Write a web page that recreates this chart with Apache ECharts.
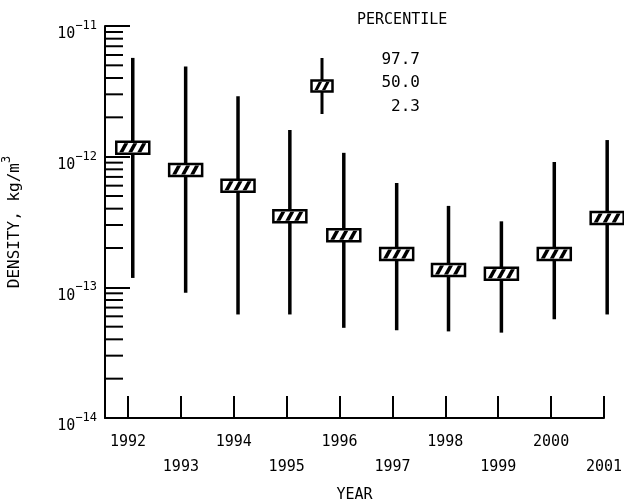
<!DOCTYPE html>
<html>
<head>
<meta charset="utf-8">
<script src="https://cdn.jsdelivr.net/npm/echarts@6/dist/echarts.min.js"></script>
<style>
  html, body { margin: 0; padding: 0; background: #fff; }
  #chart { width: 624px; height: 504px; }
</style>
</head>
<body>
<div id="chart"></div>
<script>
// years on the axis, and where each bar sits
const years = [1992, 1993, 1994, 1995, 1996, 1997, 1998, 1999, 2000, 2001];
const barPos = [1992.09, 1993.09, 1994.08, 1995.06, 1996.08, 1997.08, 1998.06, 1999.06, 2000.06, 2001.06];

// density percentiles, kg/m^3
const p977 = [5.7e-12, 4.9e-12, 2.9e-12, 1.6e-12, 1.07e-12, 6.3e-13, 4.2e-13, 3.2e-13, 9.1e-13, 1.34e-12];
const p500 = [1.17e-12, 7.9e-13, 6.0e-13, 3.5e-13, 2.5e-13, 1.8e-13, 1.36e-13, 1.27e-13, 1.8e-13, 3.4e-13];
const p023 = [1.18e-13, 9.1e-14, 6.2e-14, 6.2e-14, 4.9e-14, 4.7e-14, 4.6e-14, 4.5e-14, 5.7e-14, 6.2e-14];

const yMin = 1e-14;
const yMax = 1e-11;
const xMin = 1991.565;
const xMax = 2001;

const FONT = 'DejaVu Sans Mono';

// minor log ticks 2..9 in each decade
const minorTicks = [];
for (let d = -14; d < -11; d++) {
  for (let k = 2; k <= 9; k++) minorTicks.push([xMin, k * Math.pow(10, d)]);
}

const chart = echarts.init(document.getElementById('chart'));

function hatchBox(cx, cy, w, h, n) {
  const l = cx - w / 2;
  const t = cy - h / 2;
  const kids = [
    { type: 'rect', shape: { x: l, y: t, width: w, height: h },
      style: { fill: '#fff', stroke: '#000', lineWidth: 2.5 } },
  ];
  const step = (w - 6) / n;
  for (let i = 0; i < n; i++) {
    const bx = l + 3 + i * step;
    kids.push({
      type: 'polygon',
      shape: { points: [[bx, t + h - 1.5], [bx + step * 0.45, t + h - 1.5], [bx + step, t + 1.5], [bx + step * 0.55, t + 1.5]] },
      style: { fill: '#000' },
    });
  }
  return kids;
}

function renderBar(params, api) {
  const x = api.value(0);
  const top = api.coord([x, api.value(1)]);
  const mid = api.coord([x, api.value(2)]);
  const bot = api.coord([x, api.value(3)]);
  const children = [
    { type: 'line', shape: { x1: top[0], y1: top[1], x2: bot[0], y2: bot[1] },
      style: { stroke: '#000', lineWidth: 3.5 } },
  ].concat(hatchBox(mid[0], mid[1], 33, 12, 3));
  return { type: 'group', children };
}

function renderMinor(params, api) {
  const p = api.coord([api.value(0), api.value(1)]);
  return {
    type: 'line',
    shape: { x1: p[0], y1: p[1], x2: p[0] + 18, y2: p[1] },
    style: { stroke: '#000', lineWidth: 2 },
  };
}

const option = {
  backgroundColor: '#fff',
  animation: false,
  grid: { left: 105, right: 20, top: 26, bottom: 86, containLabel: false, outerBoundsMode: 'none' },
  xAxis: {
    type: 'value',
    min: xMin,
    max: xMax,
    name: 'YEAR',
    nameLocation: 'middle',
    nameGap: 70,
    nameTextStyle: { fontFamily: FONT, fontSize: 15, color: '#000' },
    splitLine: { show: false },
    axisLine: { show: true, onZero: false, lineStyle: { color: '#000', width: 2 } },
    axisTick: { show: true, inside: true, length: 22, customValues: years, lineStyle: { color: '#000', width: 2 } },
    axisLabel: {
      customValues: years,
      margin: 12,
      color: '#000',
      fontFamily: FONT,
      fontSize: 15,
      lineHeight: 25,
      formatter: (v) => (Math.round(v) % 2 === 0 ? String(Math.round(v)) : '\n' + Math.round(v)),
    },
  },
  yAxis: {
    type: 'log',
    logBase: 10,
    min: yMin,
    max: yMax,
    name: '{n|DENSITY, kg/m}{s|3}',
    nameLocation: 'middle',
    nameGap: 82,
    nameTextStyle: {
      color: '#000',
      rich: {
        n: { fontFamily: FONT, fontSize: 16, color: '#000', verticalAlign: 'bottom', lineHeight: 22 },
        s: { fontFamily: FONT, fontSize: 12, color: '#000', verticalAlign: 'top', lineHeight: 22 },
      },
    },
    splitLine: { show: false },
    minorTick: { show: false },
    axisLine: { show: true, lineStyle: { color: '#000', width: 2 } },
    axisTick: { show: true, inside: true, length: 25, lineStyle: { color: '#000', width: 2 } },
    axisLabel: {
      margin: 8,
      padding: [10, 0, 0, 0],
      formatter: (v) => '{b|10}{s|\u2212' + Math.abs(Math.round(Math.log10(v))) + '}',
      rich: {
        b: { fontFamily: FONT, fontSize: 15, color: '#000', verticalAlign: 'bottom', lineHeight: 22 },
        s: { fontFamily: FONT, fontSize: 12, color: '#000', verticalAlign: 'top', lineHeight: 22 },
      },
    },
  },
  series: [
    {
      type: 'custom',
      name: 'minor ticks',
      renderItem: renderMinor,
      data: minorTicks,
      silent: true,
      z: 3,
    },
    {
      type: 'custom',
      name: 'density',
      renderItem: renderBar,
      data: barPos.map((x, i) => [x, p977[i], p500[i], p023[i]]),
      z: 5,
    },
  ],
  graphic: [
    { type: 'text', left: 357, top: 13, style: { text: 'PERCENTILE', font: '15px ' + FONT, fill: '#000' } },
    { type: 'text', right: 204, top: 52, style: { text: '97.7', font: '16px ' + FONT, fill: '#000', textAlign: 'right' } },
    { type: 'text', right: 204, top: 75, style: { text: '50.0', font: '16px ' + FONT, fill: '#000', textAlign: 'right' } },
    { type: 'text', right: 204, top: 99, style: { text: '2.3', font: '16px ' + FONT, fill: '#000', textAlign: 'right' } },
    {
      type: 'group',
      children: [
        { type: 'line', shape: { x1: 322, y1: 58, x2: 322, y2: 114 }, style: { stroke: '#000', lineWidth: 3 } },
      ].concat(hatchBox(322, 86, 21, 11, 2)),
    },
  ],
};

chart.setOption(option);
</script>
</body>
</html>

What to produce
Skip the images and write out the rest of the listing exactly.

Response to the exercise
Write a web page that recreates this chart with Apache ECharts.
<!DOCTYPE html>
<html>
<head>
<meta charset="utf-8">
<script src="https://cdn.jsdelivr.net/npm/echarts@6/dist/echarts.min.js"></script>
<style>
  html, body { margin: 0; padding: 0; background: #fff; }
  #chart { width: 624px; height: 504px; }
</style>
</head>
<body>
<div id="chart"></div>
<script>
// years on the axis, and where each bar sits
const years = [1992, 1993, 1994, 1995, 1996, 1997, 1998, 1999, 2000, 2001];
const barPos = [1992.09, 1993.09, 1994.08, 1995.06, 1996.08, 1997.08, 1998.06, 1999.06, 2000.06, 2001.06];

// density percentiles, kg/m^3
const p977 = [5.7e-12, 4.9e-12, 2.9e-12, 1.6e-12, 1.07e-12, 6.3e-13, 4.2e-13, 3.2e-13, 9.1e-13, 1.34e-12];
const p500 = [1.17e-12, 7.9e-13, 6.0e-13, 3.5e-13, 2.5e-13, 1.8e-13, 1.36e-13, 1.27e-13, 1.8e-13, 3.4e-13];
const p023 = [1.18e-13, 9.1e-14, 6.2e-14, 6.2e-14, 4.9e-14, 4.7e-14, 4.6e-14, 4.5e-14, 5.7e-14, 6.2e-14];

const yMin = 1e-14;
const yMax = 1e-11;
const xMin = 1991.565;
const xMax = 2001;

const FONT = 'DejaVu Sans Mono';

// minor log ticks 2..9 in each decade
const minorTicks = [];
for (let d = -14; d < -11; d++) {
  for (let k = 2; k <= 9; k++) minorTicks.push([xMin, k * Math.pow(10, d)]);
}

const chart = echarts.init(document.getElementById('chart'));

function hatchBox(cx, cy, w, h, n) {
  const l = cx - w / 2;
  const t = cy - h / 2;
  const kids = [
    { type: 'rect', shape: { x: l, y: t, width: w, height: h },
      style: { fill: '#fff', stroke: '#000', lineWidth: 2.5 } },
  ];
  const step = (w - 6) / n;
  for (let i = 0; i < n; i++) {
    const bx = l + 3 + i * step;
    kids.push({
      type: 'polygon',
      shape: { points: [[bx, t + h - 1.5], [bx + step * 0.45, t + h - 1.5], [bx + step, t + 1.5], [bx + step * 0.55, t + 1.5]] },
      style: { fill: '#000' },
    });
  }
  return kids;
}

function renderBar(params, api) {
  const x = api.value(0);
  const top = api.coord([x, api.value(1)]);
  const mid = api.coord([x, api.value(2)]);
  const bot = api.coord([x, api.value(3)]);
  const children = [
    { type: 'line', shape: { x1: top[0], y1: top[1], x2: bot[0], y2: bot[1] },
      style: { stroke: '#000', lineWidth: 3.5 } },
  ].concat(hatchBox(mid[0], mid[1], 33, 12, 3));
  return { type: 'group', children };
}

function renderMinor(params, api) {
  const p = api.coord([api.value(0), api.value(1)]);
  return {
    type: 'line',
    shape: { x1: p[0], y1: p[1], x2: p[0] + 18, y2: p[1] },
    style: { stroke: '#000', lineWidth: 2 },
  };
}

const option = {
  backgroundColor: '#fff',
  animation: false,
  grid: { left: 105, right: 20, top: 26, bottom: 86, containLabel: false, outerBoundsMode: 'none' },
  xAxis: {
    type: 'value',
    min: xMin,
    max: xMax,
    name: 'YEAR',
    nameLocation: 'middle',
    nameGap: 70,
    nameTextStyle: { fontFamily: FONT, fontSize: 15, color: '#000' },
    splitLine: { show: false },
    axisLine: { show: true, onZero: false, lineStyle: { color: '#000', width: 2 } },
    axisTick: { show: true, inside: true, length: 22, customValues: years, lineStyle: { color: '#000', width: 2 } },
    axisLabel: {
      customValues: years,
      margin: 12,
      color: '#000',
      fontFamily: FONT,
      fontSize: 15,
      lineHeight: 25,
      formatter: (v) => (Math.round(v) % 2 === 0 ? String(Math.round(v)) : '\n' + Math.round(v)),
    },
  },
  yAxis: {
    type: 'log',
    logBase: 10,
    min: yMin,
    max: yMax,
    name: '{n|DENSITY, kg/m}{s|3}',
    nameLocation: 'middle',
    nameGap: 82,
    nameTextStyle: {
      color: '#000',
      rich: {
        n: { fontFamily: FONT, fontSize: 16, color: '#000', verticalAlign: 'bottom', lineHeight: 22 },
        s: { fontFamily: FONT, fontSize: 12, color: '#000', verticalAlign: 'top', lineHeight: 22 },
      },
    },
    splitLine: { show: false },
    minorTick: { show: false },
    axisLine: { show: true, lineStyle: { color: '#000', width: 2 } },
    axisTick: { show: true, inside: true, length: 25, lineStyle: { color: '#000', width: 2 } },
    axisLabel: {
      margin: 8,
      padding: [10, 0, 0, 0],
      formatter: (v) => '{b|10}{s|\u2212' + Math.abs(Math.round(Math.log10(v))) + '}',
      rich: {
        b: { fontFamily: FONT, fontSize: 15, color: '#000', verticalAlign: 'bottom', lineHeight: 22 },
        s: { fontFamily: FONT, fontSize: 12, color: '#000', verticalAlign: 'top', lineHeight: 22 },
      },
    },
  },
  series: [
    {
      type: 'custom',
      name: 'minor ticks',
      renderItem: renderMinor,
      data: minorTicks,
      silent: true,
      z: 3,
    },
    {
      type: 'custom',
      name: 'density',
      renderItem: renderBar,
      data: barPos.map((x, i) => [x, p977[i], p500[i], p023[i]]),
      z: 5,
    },
  ],
  graphic: [
    { type: 'text', left: 357, top: 13, style: { text: 'PERCENTILE', font: '15px ' + FONT, fill: '#000' } },
    { type: 'text', right: 204, top: 52, style: { text: '97.7', font: '16px ' + FONT, fill: '#000', textAlign: 'right' } },
    { type: 'text', right: 204, top: 75, style: { text: '50.0', font: '16px ' + FONT, fill: '#000', textAlign: 'right' } },
    { type: 'text', right: 204, top: 99, style: { text: '2.3', font: '16px ' + FONT, fill: '#000', textAlign: 'right' } },
    {
      type: 'group',
      children: [
        { type: 'line', shape: { x1: 322, y1: 58, x2: 322, y2: 114 }, style: { stroke: '#000', lineWidth: 3 } },
      ].concat(hatchBox(322, 86, 21, 11, 2)),
    },
  ],
};

chart.setOption(option);
</script>
</body>
</html>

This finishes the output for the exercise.